GIVEN PROBLEM:
Collect each line containing "this".

──────── TASK INPUTS ────────

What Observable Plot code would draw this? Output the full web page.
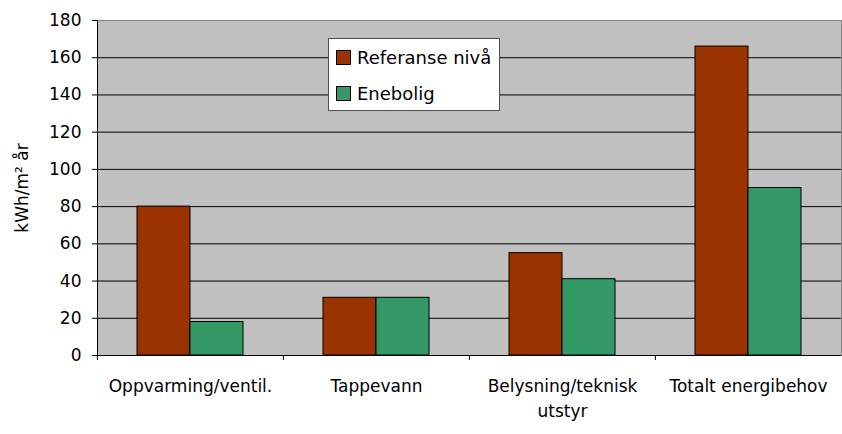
<!DOCTYPE html>
<html>
<head>
<meta charset="utf-8">
<script src="https://cdn.jsdelivr.net/npm/d3@7"></script>
<script src="https://cdn.jsdelivr.net/npm/@observablehq/plot@0.6"></script>
<style>
  body { margin: 0; background: #fff; }
  #wrap { position: relative; width: 842px; height: 434px; font-family: "Comic Sans MS", "DejaVu Sans", sans-serif; }
  #legend { position: absolute; left: 328px; top: 38px; width: 170px; height: 71px; background: #fff; border: 1px solid #505050; }
  .item { position: absolute; left: 7px; display: flex; align-items: center; font-size: 18px; color: #000; }
  .sw { width: 13px; height: 13px; border: 1px solid #000; margin-right: 6px; }
</style>
</head>
<body>
<div id="wrap"></div>
<script>
const categories = ["Oppvarming/ventil.", "Tappevann", "Belysning/teknisk\nutstyr", "Totalt energibehov"];
const seriesNames = ["Referanse nivå", "Enebolig"];
const referanseValues = [80, 31, 55, 166];
const eneboligValues = [18, 31, 41, 90];
const seriesColors = ["#993300", "#339966"];
const yTicks = [0, 20, 40, 60, 80, 100, 120, 140, 160, 180];
const yLabel = "kWh/m² år";

const data = [];
categories.forEach((c, i) => {
  data.push({cat: c, series: seriesNames[0], value: referanseValues[i]});
  data.push({cat: c, series: seriesNames[1], value: eneboligValues[i]});
});

const W = 842, H = 434, mL = 96, mR = 1;
const step = (W - mL - mR) / categories.length;

const chart = Plot.plot({
  width: W,
  height: H,
  marginLeft: mL,
  marginRight: mR,
  marginTop: 20,
  marginBottom: 79,
  style: {fontFamily: '"Comic Sans MS", "DejaVu Sans", sans-serif', fontSize: "17px", color: "#000", background: "#fff"},
  fx: {domain: categories, padding: 0, label: null},
  x: {domain: seriesNames, paddingInner: 0, paddingOuter: 0.74, axis: null},
  y: {domain: [0, 180], label: null},
  color: {domain: seriesNames, range: seriesColors},
  marks: [
    Plot.frame({fill: "#c0c0c0", stroke: "#808080", facet: "super"}),
    Plot.gridY(yTicks.filter(t => t > 0 && t < 180), {stroke: "#000", strokeOpacity: 1}),
    Plot.barY(data, {fx: "cat", x: "series", y: "value", fill: "series", stroke: "#000", strokeWidth: 1}),
    Plot.ruleY([0], {stroke: "#000"}),
    Plot.frame({anchor: "left", stroke: "#000", facet: "super"}),
    Plot.axisY({ticks: yTicks, tickSize: 5, tickPadding: 11, fontSize: 17, label: yLabel, labelArrow: "none", labelAnchor: "center", labelOffset: 82}),
    Plot.axisFx({anchor: "bottom", tickSize: 0, tickPadding: 19, fontSize: 17, lineHeight: 1.45, label: null}),
    Plot.axisFx({anchor: "bottom", tickSize: 5, tickFormat: () => "", dx: -step / 2, label: null})
  ]
});

const wrap = document.getElementById("wrap");
wrap.appendChild(chart);

const legend = document.createElement("div");
legend.id = "legend";
seriesNames.forEach((name, i) => {
  const item = document.createElement("div");
  item.className = "item";
  item.style.top = (i === 0 ? 8 : 44) + "px";
  const sw = document.createElement("div");
  sw.className = "sw";
  sw.style.background = seriesColors[i];
  const t = document.createElement("span");
  t.textContent = name;
  item.appendChild(sw);
  item.appendChild(t);
  legend.appendChild(item);
});
wrap.appendChild(legend);
</script>
</body>
</html>
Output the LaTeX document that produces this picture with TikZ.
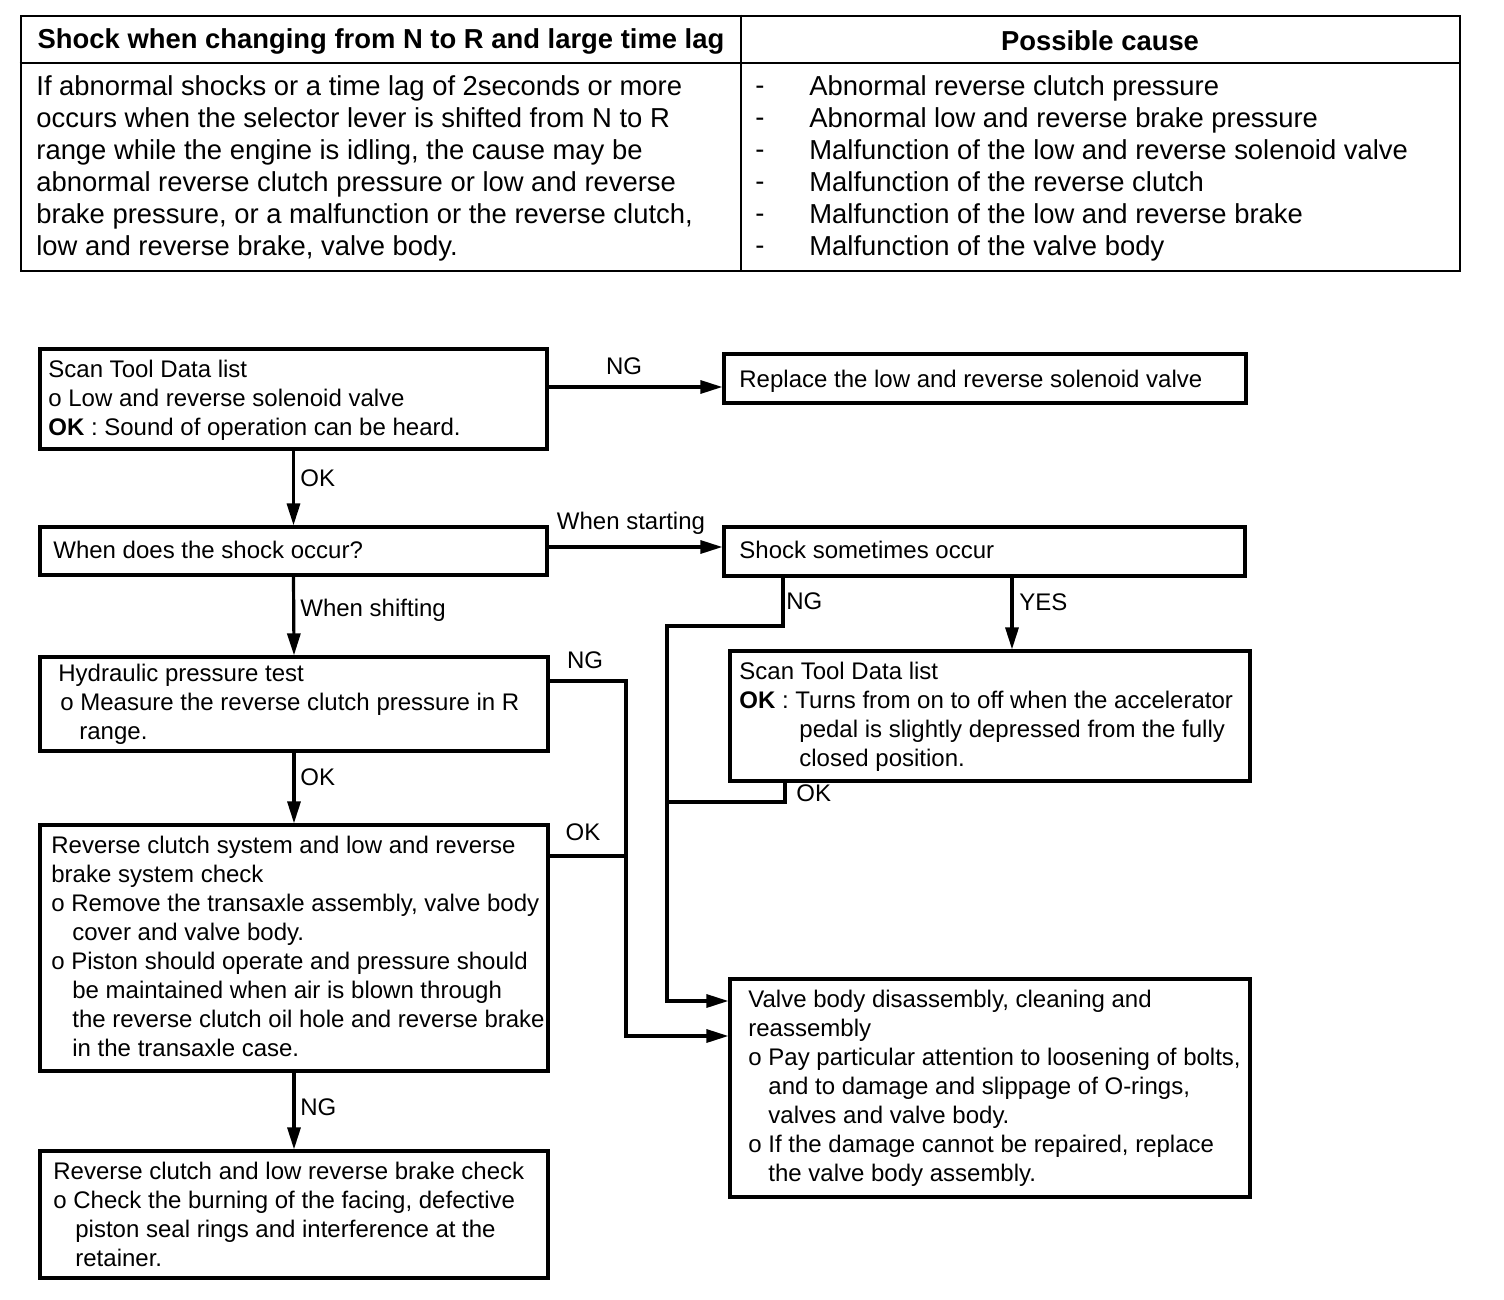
\documentclass[tikz,border=0pt]{standalone}
\usepackage{fontspec}
\setmainfont{Liberation Sans}
\usetikzlibrary{arrows.meta,fit}
\begin{document}
\begin{tikzpicture}[x=0.5pt,y=-0.5pt,
  box/.style={draw,line width=1.6pt,inner sep=0pt},
  tbox/.style={draw,line width=1.3pt,inner sep=0pt},
  txt/.style={inner sep=0pt,align=left,font=\fontsize{12}{14.5}\selectfont},
  ttxt/.style={inner sep=0pt,align=left,font=\fontsize{13.7}{16}\selectfont},
  thead/.style={inner sep=0pt,font=\fontsize{13.7}{16}\selectfont\bfseries},
  lbl/.style={inner sep=0pt,font=\fontsize{12}{14.5}\selectfont},
  arr/.style={line width=1.6pt,-{Triangle[length=11pt,width=6.5pt]}},
  conn/.style={line width=1.6pt}]
\useasboundingbox (0,0) rectangle (1504,1300);

% ---------- table ----------
\node[tbox, fit={(21,16) (1460,271)}] (tab) {};
\coordinate (hy) at (0,63);
\coordinate (cx) at (741,0);
\draw[line width=1.3pt] (tab.west|-hy) -- (tab.east|-hy);
\draw[line width=1.3pt] (tab.north-|cx) -- (tab.south-|cx);
\node[thead] (h1) at (381,41) {Shock when changing from N to R and large time lag};
\node[thead] (h2) at (1100,41) {Possible cause};
\node[ttxt,anchor=west] (tl) at (36,168) {If abnormal shocks or a time lag of 2seconds or more\\
occurs when the selector lever is shifted from N to R\\
range while the engine is idling, the cause may be\\
abnormal reverse clutch pressure or low and reverse\\
brake pressure, or a malfunction or the reverse clutch,\\
low and reverse brake, valve body.};
\node[ttxt,align=center] (td) at (760,168) {\vphantom{Ay}-\\\vphantom{Ay}-\\\vphantom{Ay}-\\\vphantom{Ay}-\\\vphantom{Ay}-\\\vphantom{Ay}-};
\node[ttxt,anchor=west] (tr) at (809,168) {Abnormal reverse clutch pressure\\
Abnormal low and reverse brake pressure\\
Malfunction of the low and reverse solenoid valve\\
Malfunction of the reverse clutch\\
Malfunction of the low and reverse brake\\
Malfunction of the valve body};

% ---------- boxes ----------
\node[box, fit={(40,349) (547,449)}] (b1) {};
\node[box, fit={(724,354) (1246,403)}] (b2) {};
\node[box, fit={(40,527) (547,575)}] (b3) {};
\node[box, fit={(724,527) (1245,576)}] (b4) {};
\node[box, fit={(40,657) (548,751)}] (b5) {};
\node[box, fit={(40,825) (548,1071)}] (b6) {};
\node[box, fit={(40,1151) (548,1278)}] (b7) {};
\node[box, fit={(730,651) (1250,781)}] (b8) {};
\node[box, fit={(730,979) (1250,1197)}] (b9) {};

% ---------- box texts ----------
\node[txt,anchor=west] (t1) at (48,400) {Scan Tool Data list\\
o Low and reverse solenoid valve\\
\textbf{OK} : Sound of operation can be heard.};
\node[txt,anchor=west] (t2) at (739,381) {Replace the low and reverse solenoid valve};
\node[txt,anchor=west] (t3) at (53,550) {When does the shock occur?};
\node[txt,anchor=west] (t4) at (739,550) {Shock sometimes occur};
\node[txt,anchor=west] (t5) at (58,704) {Hydraulic pressure test\\
\hspace*{1pt}o Measure the reverse clutch pressure in R\\
\hspace*{10.5pt}range.};
\node[txt,anchor=west] (t6) at (51,946) {Reverse clutch system and low and reverse\\
brake system check\\
o Remove the transaxle assembly, valve body\\
\hspace*{10.5pt}cover and valve body.\\
o Piston should operate and pressure should\\
\hspace*{10.5pt}be maintained when air is blown through\\
\hspace*{10.5pt}the reverse clutch oil hole and reverse brake\\
\hspace*{10.5pt}in the transaxle case.};
\node[txt,anchor=west] (t7) at (53,1214) {Reverse clutch and low reverse brake check\\
o Check the burning of the facing, defective\\
\hspace*{11pt}piston seal rings and interference at the\\
\hspace*{11pt}retainer.};
\node[txt,anchor=west] (t8) at (739,717) {Scan Tool Data list\\
\textbf{OK} : Turns from on to off when the accelerator\\
\hspace*{30pt}pedal is slightly depressed from the fully\\
\hspace*{30pt}closed position.};
\node[txt,anchor=west] (t9) at (748,1088) {Valve body disassembly, cleaning and\\
reassembly\\
o Pay particular attention to loosening of bolts,\\
\hspace*{10pt}and to damage and slippage of O-rings,\\
\hspace*{10pt}valves and valve body.\\
o If the damage cannot be repaired, replace\\
\hspace*{10pt}the valve body assembly.};

% ---------- labels ----------
\node[lbl] (lng1) at (624,366) {NG};
\node[lbl,anchor=west] (lok1) at (300,478) {OK};
\node[lbl] (lws) at (631,523) {When starting};
\node[lbl,anchor=west] (lwsh) at (300,610) {When shifting};
\node[lbl] (lng2) at (585,660) {NG};
\node[lbl,anchor=west] (lok2) at (300,777) {OK};
\node[lbl] (lok3) at (583,832) {OK};
\node[lbl,anchor=west] (lng3) at (300,1107) {NG};
\node[lbl,anchor=west] (lng4) at (786,601) {NG};
\node[lbl,anchor=west] (lyes) at (1019,602) {YES};
\node[lbl,anchor=west] (lok4) at (796,793) {OK};

% ---------- connectors ----------
\coordinate (c1) at (0,387);
\draw[arr] (b1.east|-c1) -- (b2.west|-c1);
\draw[arr] (b1.south) -- (b3.north);
\coordinate (c2) at (0,547);
\draw[arr] (b3.east|-c2) -- (b4.west|-c2);
\draw[arr] (b3.south) -- (b5.north);
\draw[arr] (b5.south) -- (b6.north);
\draw[arr] (b6.south) -- (b7.north);
\coordinate (c3) at (1012,0);
\draw[arr] (b4.south-|c3) -- (b8.north-|c3);
\coordinate (j1) at (667,626);
\coordinate (c4) at (783,0);
\coordinate (c5) at (0,1001);
\draw[arr] (b4.south-|c4) |- (j1) |- (b9.west|-c5);
\coordinate (j2) at (667,802);
\coordinate (c6) at (785,0);
\draw[conn] (b8.south-|c6) |- (j2);
\coordinate (j3) at (626,681);
\coordinate (c7) at (0,1036);
\draw[arr] (b5.east|-j3) -- (j3) |- (b9.west|-c7);
\coordinate (j4) at (626,856);
\draw[conn] (b6.east|-j4) -- (j4);
\end{tikzpicture}
\end{document}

────────

SOLUTION:
What Observable Plot code would draw this? Output the full web page.
Output the LaTeX document that produces this picture with TikZ.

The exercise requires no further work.